2. The visit to the soybean plant produced a small controversy in Washington/Cuba circles. (See attached article from Cuba Trader, January [illegible]4, 2002. I engineered the piece in order to keep certified claims on the boil in terms of the bilateral U.S./Cuba agenda).
So what can we learn from this memorandum? For one thing it’s a stark reminder of the main reason the U.S. trade embargo on Cuba began in the first place. $89 million back in 1960 is about $717 million in today’s dollars. Not to mention the value of all of the ore that Sherritt has taken out of a mine it has been exploiting for years, knowing there was a certified claim on it. Simply put Sherritt is trafficking in property that it knows has been stolen.
How can the U.S. resume normal trade relations with Cuba unless this claim and the many more (totaling $1.8 billion in 1960 dollars) are settled? Is the U.S. simply going to allow foreign governments to confiscate American assets overseas without compensation? What about Cuba? They did it once, what stops them from doing it again?

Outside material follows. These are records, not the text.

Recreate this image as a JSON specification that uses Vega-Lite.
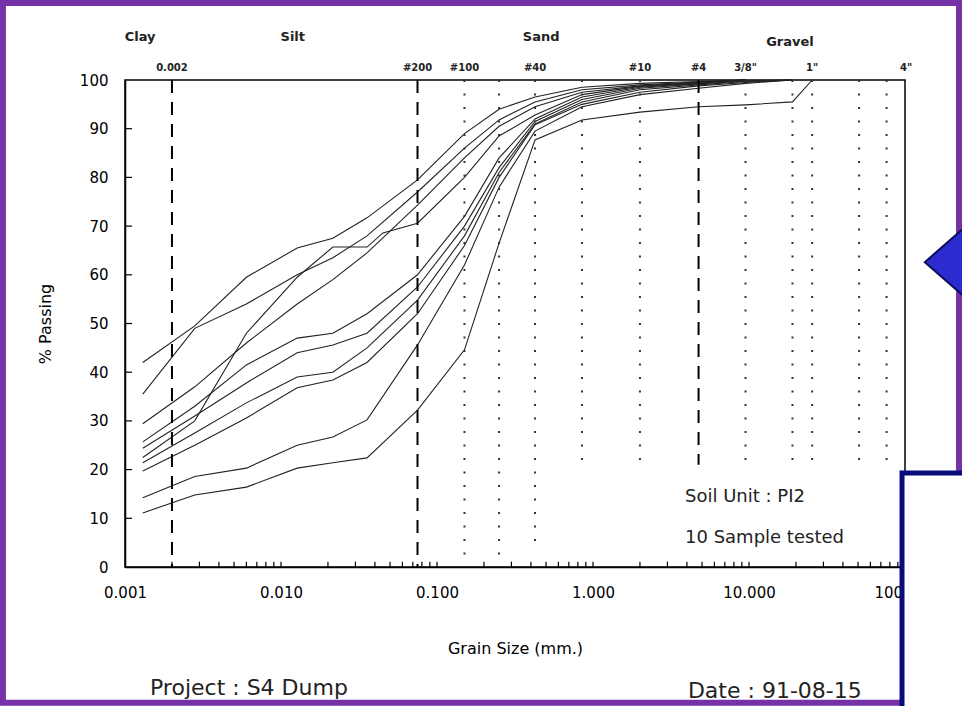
{
  "$schema": "https://vega.github.io/schema/vega-lite/v6.json",
  "width": 780,
  "height": 487,
  "autosize": {"type": "none"},
  "padding": {"left": 125, "top": 80, "right": 57, "bottom": 139},
  "background": "white",
  "config": {
    "view": {"stroke": "black", "strokeWidth": 1.5},
    "axis": {"domainColor": "black", "tickColor": "black", "labelColor": "black", "titleColor": "black", "labelFont": "DejaVu Sans", "titleFont": "DejaVu Sans", "grid": false},
    "text": {"font": "DejaVu Sans"}
  },
  "datasets": {
    "curves": [
      {"s":1,"d":0.0013,"p":42},{"s":1,"d":0.0028,"p":49.5},{"s":1,"d":0.006,"p":59.5},{"s":1,"d":0.0127,"p":65.5},{"s":1,"d":0.0215,"p":67.5},{"s":1,"d":0.0356,"p":71.7},{"s":1,"d":0.075,"p":79.5},{"s":1,"d":0.15,"p":89},{"s":1,"d":0.25,"p":94},{"s":1,"d":0.425,"p":96.5},{"s":1,"d":0.85,"p":98.5},{"s":1,"d":2,"p":99.3},{"s":1,"d":4.75,"p":99.7},{"s":1,"d":9.5,"p":100},
      {"s":2,"d":0.0013,"p":35.5},{"s":2,"d":0.0028,"p":49},{"s":2,"d":0.006,"p":54},{"s":2,"d":0.0127,"p":60},{"s":2,"d":0.0215,"p":63.5},{"s":2,"d":0.0356,"p":68},{"s":2,"d":0.075,"p":77},{"s":2,"d":0.15,"p":86},{"s":2,"d":0.25,"p":91.8},{"s":2,"d":0.425,"p":95.5},{"s":2,"d":0.85,"p":98},{"s":2,"d":2,"p":99},{"s":2,"d":4.75,"p":99.6},{"s":2,"d":9.5,"p":100},
      {"s":3,"d":0.0013,"p":29.4},{"s":3,"d":0.0028,"p":37},{"s":3,"d":0.006,"p":46},{"s":3,"d":0.0127,"p":54},{"s":3,"d":0.0215,"p":59},{"s":3,"d":0.0356,"p":64.5},{"s":3,"d":0.075,"p":74.3},{"s":3,"d":0.15,"p":84},{"s":3,"d":0.25,"p":90.5},{"s":3,"d":0.425,"p":94.5},{"s":3,"d":0.85,"p":97.5},{"s":3,"d":2,"p":98.8},{"s":3,"d":4.75,"p":99.5},{"s":3,"d":9.5,"p":100},
      {"s":4,"d":0.0013,"p":22.5},{"s":4,"d":0.0028,"p":30},{"s":4,"d":0.006,"p":48},{"s":4,"d":0.0127,"p":59.5},{"s":4,"d":0.0215,"p":65.7},{"s":4,"d":0.0356,"p":65.7},{"s":4,"d":0.045,"p":68.6},{"s":4,"d":0.075,"p":70.6},{"s":4,"d":0.15,"p":80},{"s":4,"d":0.25,"p":88.5},{"s":4,"d":0.425,"p":92.8},{"s":4,"d":0.85,"p":97},{"s":4,"d":2,"p":98.7},{"s":4,"d":4.75,"p":99.4},{"s":4,"d":9.5,"p":100},
      {"s":5,"d":0.0013,"p":25.7},{"s":5,"d":0.0028,"p":33},{"s":5,"d":0.006,"p":41.5},{"s":5,"d":0.0127,"p":47},{"s":5,"d":0.0215,"p":48},{"s":5,"d":0.0356,"p":52},{"s":5,"d":0.075,"p":60},{"s":5,"d":0.15,"p":72},{"s":5,"d":0.25,"p":84},{"s":5,"d":0.425,"p":92},{"s":5,"d":0.85,"p":96.5},{"s":5,"d":2,"p":98.5},{"s":5,"d":4.75,"p":99.3},{"s":5,"d":9.5,"p":100},
      {"s":6,"d":0.0013,"p":24.4},{"s":6,"d":0.0028,"p":31},{"s":6,"d":0.006,"p":37.8},{"s":6,"d":0.0127,"p":44},{"s":6,"d":0.0215,"p":45.6},{"s":6,"d":0.0356,"p":48},{"s":6,"d":0.075,"p":57.5},{"s":6,"d":0.15,"p":70},{"s":6,"d":0.25,"p":82},{"s":6,"d":0.425,"p":91.5},{"s":6,"d":0.85,"p":96},{"s":6,"d":2,"p":98.3},{"s":6,"d":4.75,"p":99.2},{"s":6,"d":9.5,"p":99.8},{"s":6,"d":19,"p":100},
      {"s":7,"d":0.0013,"p":21.4},{"s":7,"d":0.0028,"p":27.5},{"s":7,"d":0.006,"p":33.7},{"s":7,"d":0.0127,"p":39},{"s":7,"d":0.0215,"p":40},{"s":7,"d":0.0356,"p":45},{"s":7,"d":0.075,"p":54.8},{"s":7,"d":0.15,"p":68},{"s":7,"d":0.25,"p":81},{"s":7,"d":0.425,"p":91},{"s":7,"d":0.85,"p":95.5},{"s":7,"d":2,"p":98},{"s":7,"d":4.75,"p":99},{"s":7,"d":9.5,"p":99.7},{"s":7,"d":19,"p":100},
      {"s":8,"d":0.0013,"p":19.7},{"s":8,"d":0.0028,"p":25},{"s":8,"d":0.006,"p":30.6},{"s":8,"d":0.0127,"p":36.8},{"s":8,"d":0.0215,"p":38.4},{"s":8,"d":0.0356,"p":42},{"s":8,"d":0.075,"p":52},{"s":8,"d":0.15,"p":66},{"s":8,"d":0.25,"p":80},{"s":8,"d":0.425,"p":90.8},{"s":8,"d":0.85,"p":95},{"s":8,"d":2,"p":97.5},{"s":8,"d":4.75,"p":98.8},{"s":8,"d":9.5,"p":99.5},{"s":8,"d":19,"p":100},
      {"s":9,"d":0.0013,"p":14.2},{"s":9,"d":0.0028,"p":18.6},{"s":9,"d":0.006,"p":20.3},{"s":9,"d":0.0127,"p":25},{"s":9,"d":0.0215,"p":26.7},{"s":9,"d":0.0356,"p":30.2},{"s":9,"d":0.075,"p":45.6},{"s":9,"d":0.15,"p":62},{"s":9,"d":0.25,"p":78},{"s":9,"d":0.425,"p":89.5},{"s":9,"d":0.85,"p":94.5},{"s":9,"d":2,"p":97},{"s":9,"d":4.75,"p":98.3},{"s":9,"d":9.5,"p":99.3},{"s":9,"d":19,"p":100},
      {"s":10,"d":0.0013,"p":11.1},{"s":10,"d":0.0028,"p":14.8},{"s":10,"d":0.006,"p":16.4},{"s":10,"d":0.0127,"p":20.3},{"s":10,"d":0.0215,"p":21.4},{"s":10,"d":0.0356,"p":22.4},{"s":10,"d":0.075,"p":32.2},{"s":10,"d":0.15,"p":44.6},{"s":10,"d":0.25,"p":66.5},{"s":10,"d":0.425,"p":87.7},{"s":10,"d":0.85,"p":91.8},{"s":10,"d":2,"p":93.4},{"s":10,"d":4.75,"p":94.5},{"s":10,"d":9.5,"p":94.9},{"s":10,"d":19,"p":95.5},{"s":10,"d":25.4,"p":100}
    ],
    "dashed": [
      {"d":0.002,"lo":0,"hi":100},{"d":0.075,"lo":0,"hi":100},{"d":4.75,"lo":21,"hi":100}
    ],
    "dotted": [
      {"d":0.15,"lo":1,"hi":100},{"d":0.25,"lo":2,"hi":100},{"d":0.425,"lo":4,"hi":100},{"d":0.85,"lo":21,"hi":100},{"d":2,"lo":21,"hi":100},{"d":9.5,"lo":21,"hi":100},{"d":19,"lo":21,"hi":100},{"d":25.4,"lo":21,"hi":100},{"d":50.8,"lo":21,"hi":100},{"d":76.2,"lo":21,"hi":100}
    ],
    "xticks": [
      {"d":0.002},{"d":0.003},{"d":0.004},{"d":0.005},{"d":0.006},{"d":0.007},{"d":0.008},{"d":0.009},{"d":0.01},
      {"d":0.02},{"d":0.03},{"d":0.04},{"d":0.05},{"d":0.06},{"d":0.07},{"d":0.08},{"d":0.09},{"d":0.1},
      {"d":0.2},{"d":0.3},{"d":0.4},{"d":0.5},{"d":0.6},{"d":0.7},{"d":0.8},{"d":0.9},{"d":1},
      {"d":2},{"d":3},{"d":4},{"d":5},{"d":6},{"d":7},{"d":8},{"d":9},{"d":10},
      {"d":20},{"d":30},{"d":40},{"d":50},{"d":60},{"d":70},{"d":80},{"d":90}
    ],
    "yticks": [
      {"p":10},{"p":20},{"p":30},{"p":40},{"p":50},{"p":60},{"p":70},{"p":80},{"p":90}
    ],
    "sieves": [
      {"d":0.002,"y":102.4,"t":"0.002"},{"d":0.075,"y":102.4,"t":"#200"},{"d":0.15,"y":102.4,"t":"#100"},{"d":0.425,"y":102.4,"t":"#40"},{"d":2,"y":102.4,"t":"#10"},{"d":4.75,"y":102.4,"t":"#4"},{"d":9.5,"y":102.4,"t":"3/8\""},{"d":25.4,"y":102.4,"t":"1\""},{"d":101.6,"y":102.4,"t":"4\""}
    ],
    "zones": [
      {"d":0.00125,"y":108.8,"t":"Clay"},{"d":0.0119,"y":108.8,"t":"Silt"},{"d":0.465,"y":108.8,"t":"Sand"},{"d":18.3,"y":107.8,"t":"Gravel"}
    ],
    "notes": [
      {"d":3.89,"y":14.4,"t":"Soil Unit : PI2"},{"d":3.89,"y":6.0,"t":"10 Sample tested"}
    ],
    "footer": [
      {"d":0.001446,"y":-24.8,"t":"Project : S4 Dump"},{"d":4.06,"y":-25.4,"t":"Date : 91-08-15"}
    ],
    "frame": [{"x1":0.000165,"x2":222,"y1":-27.9,"y2":115.8}],
    "box": [{"x1":95.7,"x2":400,"y1":-40,"y2":19.3}],
    "pointer": [{"d":180,"y":62.6}]
  },
  "layer": [
    {
      "data": {"name": "curves"},
      "mark": {"type": "line", "color": "#222", "strokeWidth": 1.1},
      "encoding": {
        "x": {
          "field": "d", "type": "quantitative",
          "scale": {"type": "log", "domain": [0.001, 100], "nice": false},
          "axis": {
            "values": [0.001,0.01,0.1,1,10,100],
            "format": ".3f",
            "labelOverlap": false, "labelFlush": false,
            "ticks": false, "domainWidth": 1.5,
            "labelPadding": 18, "labelFontSize": 15,
            "title": "Grain Size (mm.)", "titleFontSize": 16, "titleFontWeight": "normal", "titlePadding": 40
          }
        },
        "y": {
          "field": "p", "type": "quantitative",
          "scale": {"domain": [0, 100], "nice": false},
          "axis": {
            "values": [0,10,20,30,40,50,60,70,80,90,100],
            "ticks": false, "domainWidth": 1.5,
            "labelPadding": 17, "labelFontSize": 15,
            "title": "% Passing", "titleFontSize": 16, "titleFontWeight": "normal", "titlePadding": 26
          }
        },
        "detail": {"field": "s"}
      }
    },
    {
      "data": {"name": "xticks"},
      "mark": {"type": "rule", "color": "black", "strokeWidth": 1.2},
      "encoding": {
        "x": {"field": "d", "type": "quantitative", "scale": {"type": "log", "domain": [0.001, 100], "nice": false}},
        "y": {"datum": 0, "type": "quantitative", "scale": {"domain": [0, 100], "nice": false}},
        "y2": {"datum": 1.1}
      }
    },
    {
      "data": {"name": "yticks"},
      "mark": {"type": "rule", "color": "black", "strokeWidth": 1.2},
      "encoding": {
        "y": {"field": "p", "type": "quantitative", "scale": {"domain": [0, 100], "nice": false}},
        "x": {"datum": 0.001, "type": "quantitative", "scale": {"type": "log", "domain": [0.001, 100], "nice": false}},
        "x2": {"datum": 0.00111}
      }
    },
    {
      "data": {"name": "frame"},
      "mark": {"type": "rect", "fillOpacity": 0, "stroke": "#7432A6", "strokeWidth": 6},
      "encoding": {
        "x": {"field": "x1", "type": "quantitative", "scale": {"type": "log", "domain": [0.001, 100], "nice": false}},
        "x2": {"field": "x2"},
        "y": {"field": "y1", "type": "quantitative", "scale": {"domain": [0, 100], "nice": false}},
        "y2": {"field": "y2"}
      }
    },
    {
      "data": {"name": "dashed"},
      "mark": {"type": "rule", "color": "black", "strokeWidth": 2, "strokeDash": [13, 9]},
      "encoding": {
        "x": {"field": "d", "type": "quantitative", "scale": {"type": "log", "domain": [0.001, 100], "nice": false}},
        "y": {"field": "hi", "type": "quantitative", "scale": {"domain": [0, 100], "nice": false}},
        "y2": {"field": "lo"}
      }
    },
    {
      "data": {"name": "dotted"},
      "mark": {"type": "rule", "color": "#333", "strokeWidth": 2, "strokeDash": [2, 11.5]},
      "encoding": {
        "x": {"field": "d", "type": "quantitative", "scale": {"type": "log", "domain": [0.001, 100], "nice": false}},
        "y": {"field": "hi", "type": "quantitative", "scale": {"domain": [0, 100], "nice": false}},
        "y2": {"field": "lo"}
      }
    },
    {
      "data": {"name": "sieves"},
      "mark": {"type": "text", "fontSize": 10, "fontWeight": "bold", "color": "#222", "align": "center", "baseline": "middle"},
      "encoding": {
        "x": {"field": "d", "type": "quantitative", "scale": {"type": "log", "domain": [0.001, 100], "nice": false}},
        "y": {"field": "y", "type": "quantitative", "scale": {"domain": [0, 100], "nice": false}},
        "text": {"field": "t"}
      }
    },
    {
      "data": {"name": "zones"},
      "mark": {"type": "text", "fontSize": 13, "fontWeight": "bold", "color": "#222", "align": "center", "baseline": "middle"},
      "encoding": {
        "x": {"field": "d", "type": "quantitative", "scale": {"type": "log", "domain": [0.001, 100], "nice": false}},
        "y": {"field": "y", "type": "quantitative", "scale": {"domain": [0, 100], "nice": false}},
        "text": {"field": "t"}
      }
    },
    {
      "data": {"name": "notes"},
      "mark": {"type": "text", "fontSize": 18, "color": "#222", "align": "left", "baseline": "middle"},
      "encoding": {
        "x": {"field": "d", "type": "quantitative", "scale": {"type": "log", "domain": [0.001, 100], "nice": false}},
        "y": {"field": "y", "type": "quantitative", "scale": {"domain": [0, 100], "nice": false}},
        "text": {"field": "t"}
      }
    },
    {
      "data": {"name": "footer"},
      "mark": {"type": "text", "fontSize": 22, "color": "#222", "align": "left", "baseline": "middle"},
      "encoding": {
        "x": {"field": "d", "type": "quantitative", "scale": {"type": "log", "domain": [0.001, 100], "nice": false}},
        "y": {"field": "y", "type": "quantitative", "scale": {"domain": [0, 100], "nice": false}},
        "text": {"field": "t"}
      }
    },
    {
      "data": {"name": "box"},
      "mark": {"type": "rect", "fill": "white", "stroke": "#0B0B7A", "strokeWidth": 5},
      "encoding": {
        "x": {"field": "x1", "type": "quantitative", "scale": {"type": "log", "domain": [0.001, 100], "nice": false}},
        "x2": {"field": "x2"},
        "y": {"field": "y1", "type": "quantitative", "scale": {"domain": [0, 100], "nice": false}},
        "y2": {"field": "y2"}
      }
    },
    {
      "data": {"name": "pointer"},
      "mark": {"type": "point", "shape": "M 1 -1.75 L -1 0 L 1 1.75 Z", "size": 1600, "filled": true, "fill": "#2B2BCF", "stroke": "#0D0D5E", "strokeWidth": 2, "opacity": 1},
      "encoding": {
        "x": {"field": "d", "type": "quantitative", "scale": {"type": "log", "domain": [0.001, 100], "nice": false}},
        "y": {"field": "y", "type": "quantitative", "scale": {"domain": [0, 100], "nice": false}}
      }
    }
  ]
}
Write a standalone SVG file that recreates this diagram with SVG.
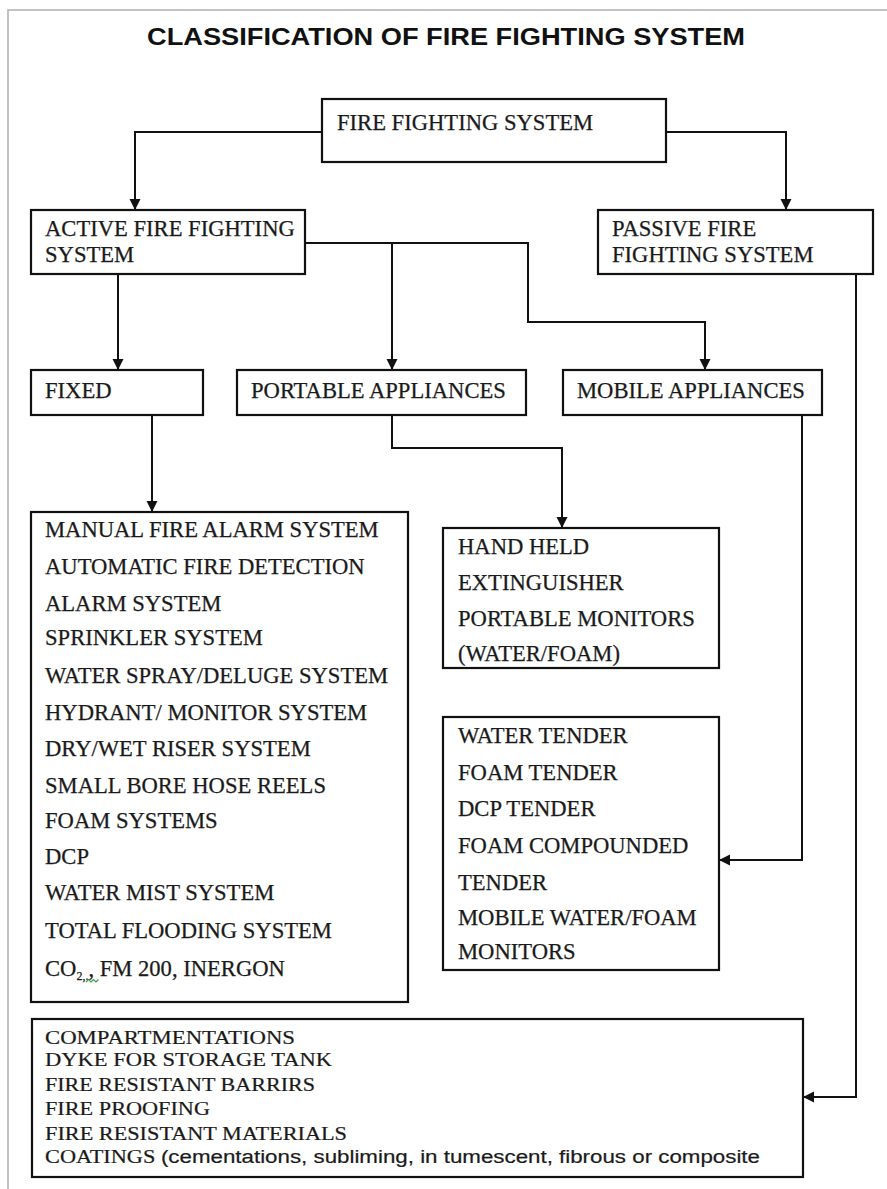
<svg xmlns="http://www.w3.org/2000/svg" width="887" height="1189" viewBox="0 0 887 1189">
  <style>
    .box { fill: #ffffff; stroke: #111111; stroke-width: 2.2; }
    .lbl { font-family: "Liberation Serif", "Times New Roman", serif; font-size: 22.6px; fill: #1a1a1a; stroke: #1a1a1a; stroke-width: 0.25; }
    .sm { font-family: "Liberation Serif", "Times New Roman", serif; font-size: 18px; fill: #1a1a1a; stroke: #1a1a1a; stroke-width: 0.2; }
    .sans { font-family: "Liberation Sans", Arial, sans-serif; }
    .title { font-family: "Liberation Sans", Arial, sans-serif; font-weight: bold; font-size: 24px; fill: #111111; }
    .wire { fill: none; stroke: #111111; stroke-width: 2; marker-end: url(#arrow); }
    .page { fill: none; stroke: #b0b0b0; stroke-width: 1.5; }
  </style>
  <defs>
    <marker id="arrow" markerUnits="userSpaceOnUse" markerWidth="12" markerHeight="12" refX="11" refY="6" orient="auto">
      <path d="M0,0.5 L11,6 L0,11.5 z" fill="#111111"/>
    </marker>
  </defs>

  <rect width="887" height="1189" fill="#ffffff"/>
  <!-- page frame -->
  <path class="page" d="M8,1189 V10 H887"/>

  <text class="title" x="147" y="45" textLength="598" lengthAdjust="spacingAndGlyphs">CLASSIFICATION OF FIRE FIGHTING SYSTEM</text>

  <!-- connectors -->
  <g id="connectors">
    <path class="wire" d="M322,132 H135 V210"/>
    <path class="wire" d="M666,132 H786 V210"/>
    <path class="wire" d="M118,274 V370"/>
    <path class="wire" d="M305,243 H392 V370"/>
    <path class="wire" d="M392,243 H528 V322 H705 V370"/>
    <path class="wire" d="M152,414 V512"/>
    <path class="wire" d="M392,414 V448 H562 V528"/>
    <path class="wire" d="M802,414 V860 H719"/>
    <path class="wire" d="M856,274 V1097 H803"/>
  </g>

  <g id="fire-fighting-system">
    <rect class="box" x="322" y="99" width="344" height="63"/>
    <text class="lbl" x="337" y="130">FIRE FIGHTING SYSTEM</text>
  </g>

  <g id="active">
    <rect class="box" x="31" y="210" width="274" height="64"/>
    <text class="lbl" x="45" y="236">ACTIVE FIRE FIGHTING</text>
    <text class="lbl" x="45" y="262">SYSTEM</text>
  </g>

  <g id="passive">
    <rect class="box" x="598" y="210" width="275" height="64"/>
    <text class="lbl" x="612" y="236">PASSIVE FIRE</text>
    <text class="lbl" x="612" y="262">FIGHTING SYSTEM</text>
  </g>

  <g id="fixed">
    <rect class="box" x="31" y="370" width="172" height="45"/>
    <text class="lbl" x="45" y="398">FIXED</text>
  </g>

  <g id="portable">
    <rect class="box" x="237" y="370" width="289" height="45"/>
    <text class="lbl" x="251" y="398">PORTABLE APPLIANCES</text>
  </g>

  <g id="mobile">
    <rect class="box" x="563" y="370" width="259" height="45"/>
    <text class="lbl" x="577" y="398">MOBILE APPLIANCES</text>
  </g>

  <g id="fixed-systems">
    <rect class="box" x="31" y="512" width="377" height="490"/>
    <text class="lbl" x="45" y="537">MANUAL FIRE ALARM SYSTEM</text>
    <text class="lbl" x="45" y="574">AUTOMATIC FIRE DETECTION</text>
    <text class="lbl" x="45" y="611">ALARM SYSTEM</text>
    <text class="lbl" x="45" y="645">SPRINKLER SYSTEM</text>
    <text class="lbl" x="45" y="683">WATER SPRAY/DELUGE SYSTEM</text>
    <text class="lbl" x="45" y="720">HYDRANT/ MONITOR SYSTEM</text>
    <text class="lbl" x="45" y="756">DRY/WET RISER SYSTEM</text>
    <text class="lbl" x="45" y="793">SMALL BORE HOSE REELS</text>
    <text class="lbl" x="45" y="828">FOAM SYSTEMS</text>
    <text class="lbl" x="45" y="864">DCP</text>
    <text class="lbl" x="45" y="900">WATER MIST SYSTEM</text>
    <text class="lbl" x="45" y="938">TOTAL FLOODING SYSTEM</text>
    <text class="lbl" x="45" y="976">CO<tspan font-size="12" dy="4">2,.</tspan><tspan dy="-4">, FM 200, INERGON</tspan></text>
    <path d="M86,982 l2.5,-2.5 l2.5,2.5 l2.5,-2.5 l2.5,2.5 l2.5,-2.5" fill="none" stroke="#3aa13a" stroke-width="1.2"/>
  </g>

  <g id="portable-items">
    <rect class="box" x="443" y="528" width="276" height="140"/>
    <text class="lbl" x="458" y="554">HAND HELD</text>
    <text class="lbl" x="458" y="590">EXTINGUISHER</text>
    <text class="lbl" x="458" y="626">PORTABLE MONITORS</text>
    <text class="lbl" x="458" y="661">(WATER/FOAM)</text>
  </g>

  <g id="mobile-items">
    <rect class="box" x="443" y="717" width="276" height="253"/>
    <text class="lbl" x="458" y="743">WATER TENDER</text>
    <text class="lbl" x="458" y="780">FOAM TENDER</text>
    <text class="lbl" x="458" y="816">DCP TENDER</text>
    <text class="lbl" x="458" y="853">FOAM COMPOUNDED</text>
    <text class="lbl" x="458" y="890">TENDER</text>
    <text class="lbl" x="458" y="925">MOBILE WATER/FOAM</text>
    <text class="lbl" x="458" y="959">MONITORS</text>
  </g>

  <g id="passive-items">
    <rect class="box" x="32" y="1019" width="771" height="158"/>
    <text class="sm" x="45" y="1044" textLength="250" lengthAdjust="spacingAndGlyphs">COMPARTMENTATIONS</text>
    <text class="sm" x="45" y="1066" textLength="287" lengthAdjust="spacingAndGlyphs">DYKE FOR STORAGE TANK</text>
    <text class="sm" x="45" y="1091" textLength="270" lengthAdjust="spacingAndGlyphs">FIRE RESISTANT BARRIRS</text>
    <text class="sm" x="45" y="1115" textLength="165" lengthAdjust="spacingAndGlyphs">FIRE PROOFING</text>
    <text class="sm" x="45" y="1140" textLength="302" lengthAdjust="spacingAndGlyphs">FIRE RESISTANT MATERIALS</text>
    <text class="sm" x="45" y="1163" textLength="715" lengthAdjust="spacingAndGlyphs">COATINGS <tspan class="sans">(cementations, subliming, in tumescent, fibrous or composite</tspan></text>
  </g>
</svg>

And lastly we see that perhaps “objective think-tank scholars” are perhaps unregistered lobbyists that arrange junkets down to Cuba for legislators, give them the dime tour of the Potemkin village and push for normalized relations with Cuba. Take a look at the members of the Cuba working group from both parties. The ladies and gentlemen on that list that are still in Washington should be targeted for defeat in the upcoming elections.